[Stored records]
== == ==

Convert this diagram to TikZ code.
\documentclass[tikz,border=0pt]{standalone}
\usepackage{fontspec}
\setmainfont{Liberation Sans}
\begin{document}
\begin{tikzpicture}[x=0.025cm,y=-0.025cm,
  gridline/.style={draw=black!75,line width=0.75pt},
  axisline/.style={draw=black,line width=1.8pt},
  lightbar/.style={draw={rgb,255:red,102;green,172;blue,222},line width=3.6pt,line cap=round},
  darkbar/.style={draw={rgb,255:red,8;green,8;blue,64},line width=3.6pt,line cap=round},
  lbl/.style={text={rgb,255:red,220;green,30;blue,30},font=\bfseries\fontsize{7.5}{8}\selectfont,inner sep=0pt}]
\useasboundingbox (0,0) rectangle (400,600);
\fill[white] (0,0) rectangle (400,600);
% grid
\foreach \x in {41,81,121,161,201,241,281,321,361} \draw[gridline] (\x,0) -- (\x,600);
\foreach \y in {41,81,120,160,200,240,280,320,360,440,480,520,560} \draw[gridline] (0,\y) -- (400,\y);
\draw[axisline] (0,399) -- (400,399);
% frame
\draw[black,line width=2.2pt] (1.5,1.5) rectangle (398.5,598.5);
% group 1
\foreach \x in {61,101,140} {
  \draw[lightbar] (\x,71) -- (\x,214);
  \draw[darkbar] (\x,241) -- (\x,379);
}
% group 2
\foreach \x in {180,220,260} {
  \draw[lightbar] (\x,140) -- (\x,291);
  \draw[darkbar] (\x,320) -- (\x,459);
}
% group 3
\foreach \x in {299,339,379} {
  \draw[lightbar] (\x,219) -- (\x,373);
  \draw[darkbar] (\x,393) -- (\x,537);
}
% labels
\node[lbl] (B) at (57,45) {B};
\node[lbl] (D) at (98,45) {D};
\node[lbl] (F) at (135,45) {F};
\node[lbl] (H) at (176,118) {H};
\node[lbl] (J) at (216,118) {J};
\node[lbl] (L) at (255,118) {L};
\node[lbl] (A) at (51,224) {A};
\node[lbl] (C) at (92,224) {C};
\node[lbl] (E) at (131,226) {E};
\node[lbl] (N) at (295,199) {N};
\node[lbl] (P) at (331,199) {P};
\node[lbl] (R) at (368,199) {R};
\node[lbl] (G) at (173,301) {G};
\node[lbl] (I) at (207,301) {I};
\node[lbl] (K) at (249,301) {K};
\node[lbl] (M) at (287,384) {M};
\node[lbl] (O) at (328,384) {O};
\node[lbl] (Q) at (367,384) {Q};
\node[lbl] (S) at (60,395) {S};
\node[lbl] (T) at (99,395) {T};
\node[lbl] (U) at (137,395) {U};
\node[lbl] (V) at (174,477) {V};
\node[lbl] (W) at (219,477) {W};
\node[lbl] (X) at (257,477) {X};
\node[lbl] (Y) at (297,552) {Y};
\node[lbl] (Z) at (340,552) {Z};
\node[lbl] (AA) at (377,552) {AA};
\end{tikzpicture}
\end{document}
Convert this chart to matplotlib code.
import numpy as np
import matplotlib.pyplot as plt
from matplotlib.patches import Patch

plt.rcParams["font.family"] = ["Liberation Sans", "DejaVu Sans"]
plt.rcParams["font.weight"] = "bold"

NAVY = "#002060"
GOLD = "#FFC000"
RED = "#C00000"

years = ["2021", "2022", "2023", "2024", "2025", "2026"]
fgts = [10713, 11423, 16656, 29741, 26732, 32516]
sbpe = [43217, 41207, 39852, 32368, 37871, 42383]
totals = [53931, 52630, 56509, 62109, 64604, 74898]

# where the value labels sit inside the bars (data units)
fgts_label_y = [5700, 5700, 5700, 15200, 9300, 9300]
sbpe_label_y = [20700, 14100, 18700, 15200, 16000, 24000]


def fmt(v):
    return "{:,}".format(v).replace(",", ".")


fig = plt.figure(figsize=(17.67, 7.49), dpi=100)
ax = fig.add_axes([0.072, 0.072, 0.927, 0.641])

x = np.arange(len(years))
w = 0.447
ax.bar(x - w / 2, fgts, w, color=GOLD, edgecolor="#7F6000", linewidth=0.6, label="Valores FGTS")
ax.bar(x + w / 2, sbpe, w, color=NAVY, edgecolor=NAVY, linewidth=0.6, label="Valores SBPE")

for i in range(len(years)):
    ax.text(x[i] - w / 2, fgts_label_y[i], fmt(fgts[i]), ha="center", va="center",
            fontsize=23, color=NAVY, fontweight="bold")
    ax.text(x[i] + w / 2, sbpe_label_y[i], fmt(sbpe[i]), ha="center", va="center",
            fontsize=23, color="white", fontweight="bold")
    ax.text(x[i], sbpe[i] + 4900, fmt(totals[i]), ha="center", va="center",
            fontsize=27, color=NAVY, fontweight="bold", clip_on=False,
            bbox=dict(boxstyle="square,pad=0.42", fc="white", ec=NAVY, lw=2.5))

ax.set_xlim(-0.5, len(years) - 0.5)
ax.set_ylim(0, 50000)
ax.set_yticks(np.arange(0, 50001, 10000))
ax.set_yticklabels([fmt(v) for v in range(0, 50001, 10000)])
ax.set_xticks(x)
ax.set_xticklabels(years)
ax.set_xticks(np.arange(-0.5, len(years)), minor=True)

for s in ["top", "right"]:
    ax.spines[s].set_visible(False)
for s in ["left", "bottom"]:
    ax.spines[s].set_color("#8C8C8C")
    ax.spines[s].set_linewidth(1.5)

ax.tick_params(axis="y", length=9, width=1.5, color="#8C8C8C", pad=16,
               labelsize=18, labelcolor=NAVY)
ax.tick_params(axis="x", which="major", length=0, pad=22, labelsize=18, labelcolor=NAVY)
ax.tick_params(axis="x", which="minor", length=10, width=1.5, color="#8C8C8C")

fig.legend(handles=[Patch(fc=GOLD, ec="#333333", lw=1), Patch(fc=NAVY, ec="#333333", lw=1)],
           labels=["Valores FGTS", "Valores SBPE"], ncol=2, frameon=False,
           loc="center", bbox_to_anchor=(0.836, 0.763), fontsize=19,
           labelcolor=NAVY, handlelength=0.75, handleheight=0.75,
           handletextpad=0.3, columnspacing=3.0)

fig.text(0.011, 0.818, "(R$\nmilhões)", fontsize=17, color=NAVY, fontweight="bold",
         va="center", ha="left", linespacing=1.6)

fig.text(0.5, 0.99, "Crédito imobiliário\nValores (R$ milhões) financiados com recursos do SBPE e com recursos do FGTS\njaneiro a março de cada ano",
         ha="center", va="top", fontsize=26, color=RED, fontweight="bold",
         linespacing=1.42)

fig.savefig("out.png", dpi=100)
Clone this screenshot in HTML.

== == ==

[Exercise requirements]
Give back all the records exactly as they stand.

[The response]
Convert this diagram to TikZ code.
\documentclass[tikz,border=0pt]{standalone}
\usepackage{fontspec}
\setmainfont{Liberation Sans}
\begin{document}
\begin{tikzpicture}[x=0.025cm,y=-0.025cm,
  gridline/.style={draw=black!75,line width=0.75pt},
  axisline/.style={draw=black,line width=1.8pt},
  lightbar/.style={draw={rgb,255:red,102;green,172;blue,222},line width=3.6pt,line cap=round},
  darkbar/.style={draw={rgb,255:red,8;green,8;blue,64},line width=3.6pt,line cap=round},
  lbl/.style={text={rgb,255:red,220;green,30;blue,30},font=\bfseries\fontsize{7.5}{8}\selectfont,inner sep=0pt}]
\useasboundingbox (0,0) rectangle (400,600);
\fill[white] (0,0) rectangle (400,600);
% grid
\foreach \x in {41,81,121,161,201,241,281,321,361} \draw[gridline] (\x,0) -- (\x,600);
\foreach \y in {41,81,120,160,200,240,280,320,360,440,480,520,560} \draw[gridline] (0,\y) -- (400,\y);
\draw[axisline] (0,399) -- (400,399);
% frame
\draw[black,line width=2.2pt] (1.5,1.5) rectangle (398.5,598.5);
% group 1
\foreach \x in {61,101,140} {
  \draw[lightbar] (\x,71) -- (\x,214);
  \draw[darkbar] (\x,241) -- (\x,379);
}
% group 2
\foreach \x in {180,220,260} {
  \draw[lightbar] (\x,140) -- (\x,291);
  \draw[darkbar] (\x,320) -- (\x,459);
}
% group 3
\foreach \x in {299,339,379} {
  \draw[lightbar] (\x,219) -- (\x,373);
  \draw[darkbar] (\x,393) -- (\x,537);
}
% labels
\node[lbl] (B) at (57,45) {B};
\node[lbl] (D) at (98,45) {D};
\node[lbl] (F) at (135,45) {F};
\node[lbl] (H) at (176,118) {H};
\node[lbl] (J) at (216,118) {J};
\node[lbl] (L) at (255,118) {L};
\node[lbl] (A) at (51,224) {A};
\node[lbl] (C) at (92,224) {C};
\node[lbl] (E) at (131,226) {E};
\node[lbl] (N) at (295,199) {N};
\node[lbl] (P) at (331,199) {P};
\node[lbl] (R) at (368,199) {R};
\node[lbl] (G) at (173,301) {G};
\node[lbl] (I) at (207,301) {I};
\node[lbl] (K) at (249,301) {K};
\node[lbl] (M) at (287,384) {M};
\node[lbl] (O) at (328,384) {O};
\node[lbl] (Q) at (367,384) {Q};
\node[lbl] (S) at (60,395) {S};
\node[lbl] (T) at (99,395) {T};
\node[lbl] (U) at (137,395) {U};
\node[lbl] (V) at (174,477) {V};
\node[lbl] (W) at (219,477) {W};
\node[lbl] (X) at (257,477) {X};
\node[lbl] (Y) at (297,552) {Y};
\node[lbl] (Z) at (340,552) {Z};
\node[lbl] (AA) at (377,552) {AA};
\end{tikzpicture}
\end{document}
Convert this chart to matplotlib code.
import numpy as np
import matplotlib.pyplot as plt
from matplotlib.patches import Patch

plt.rcParams["font.family"] = ["Liberation Sans", "DejaVu Sans"]
plt.rcParams["font.weight"] = "bold"

NAVY = "#002060"
GOLD = "#FFC000"
RED = "#C00000"

years = ["2021", "2022", "2023", "2024", "2025", "2026"]
fgts = [10713, 11423, 16656, 29741, 26732, 32516]
sbpe = [43217, 41207, 39852, 32368, 37871, 42383]
totals = [53931, 52630, 56509, 62109, 64604, 74898]

# where the value labels sit inside the bars (data units)
fgts_label_y = [5700, 5700, 5700, 15200, 9300, 9300]
sbpe_label_y = [20700, 14100, 18700, 15200, 16000, 24000]


def fmt(v):
    return "{:,}".format(v).replace(",", ".")


fig = plt.figure(figsize=(17.67, 7.49), dpi=100)
ax = fig.add_axes([0.072, 0.072, 0.927, 0.641])

x = np.arange(len(years))
w = 0.447
ax.bar(x - w / 2, fgts, w, color=GOLD, edgecolor="#7F6000", linewidth=0.6, label="Valores FGTS")
ax.bar(x + w / 2, sbpe, w, color=NAVY, edgecolor=NAVY, linewidth=0.6, label="Valores SBPE")

for i in range(len(years)):
    ax.text(x[i] - w / 2, fgts_label_y[i], fmt(fgts[i]), ha="center", va="center",
            fontsize=23, color=NAVY, fontweight="bold")
    ax.text(x[i] + w / 2, sbpe_label_y[i], fmt(sbpe[i]), ha="center", va="center",
            fontsize=23, color="white", fontweight="bold")
    ax.text(x[i], sbpe[i] + 4900, fmt(totals[i]), ha="center", va="center",
            fontsize=27, color=NAVY, fontweight="bold", clip_on=False,
            bbox=dict(boxstyle="square,pad=0.42", fc="white", ec=NAVY, lw=2.5))

ax.set_xlim(-0.5, len(years) - 0.5)
ax.set_ylim(0, 50000)
ax.set_yticks(np.arange(0, 50001, 10000))
ax.set_yticklabels([fmt(v) for v in range(0, 50001, 10000)])
ax.set_xticks(x)
ax.set_xticklabels(years)
ax.set_xticks(np.arange(-0.5, len(years)), minor=True)

for s in ["top", "right"]:
    ax.spines[s].set_visible(False)
for s in ["left", "bottom"]:
    ax.spines[s].set_color("#8C8C8C")
    ax.spines[s].set_linewidth(1.5)

ax.tick_params(axis="y", length=9, width=1.5, color="#8C8C8C", pad=16,
               labelsize=18, labelcolor=NAVY)
ax.tick_params(axis="x", which="major", length=0, pad=22, labelsize=18, labelcolor=NAVY)
ax.tick_params(axis="x", which="minor", length=10, width=1.5, color="#8C8C8C")

fig.legend(handles=[Patch(fc=GOLD, ec="#333333", lw=1), Patch(fc=NAVY, ec="#333333", lw=1)],
           labels=["Valores FGTS", "Valores SBPE"], ncol=2, frameon=False,
           loc="center", bbox_to_anchor=(0.836, 0.763), fontsize=19,
           labelcolor=NAVY, handlelength=0.75, handleheight=0.75,
           handletextpad=0.3, columnspacing=3.0)

fig.text(0.011, 0.818, "(R$\nmilhões)", fontsize=17, color=NAVY, fontweight="bold",
         va="center", ha="left", linespacing=1.6)

fig.text(0.5, 0.99, "Crédito imobiliário\nValores (R$ milhões) financiados com recursos do SBPE e com recursos do FGTS\njaneiro a março de cada ano",
         ha="center", va="top", fontsize=26, color=RED, fontweight="bold",
         linespacing=1.42)

fig.savefig("out.png", dpi=100)
Clone this screenshot in HTML.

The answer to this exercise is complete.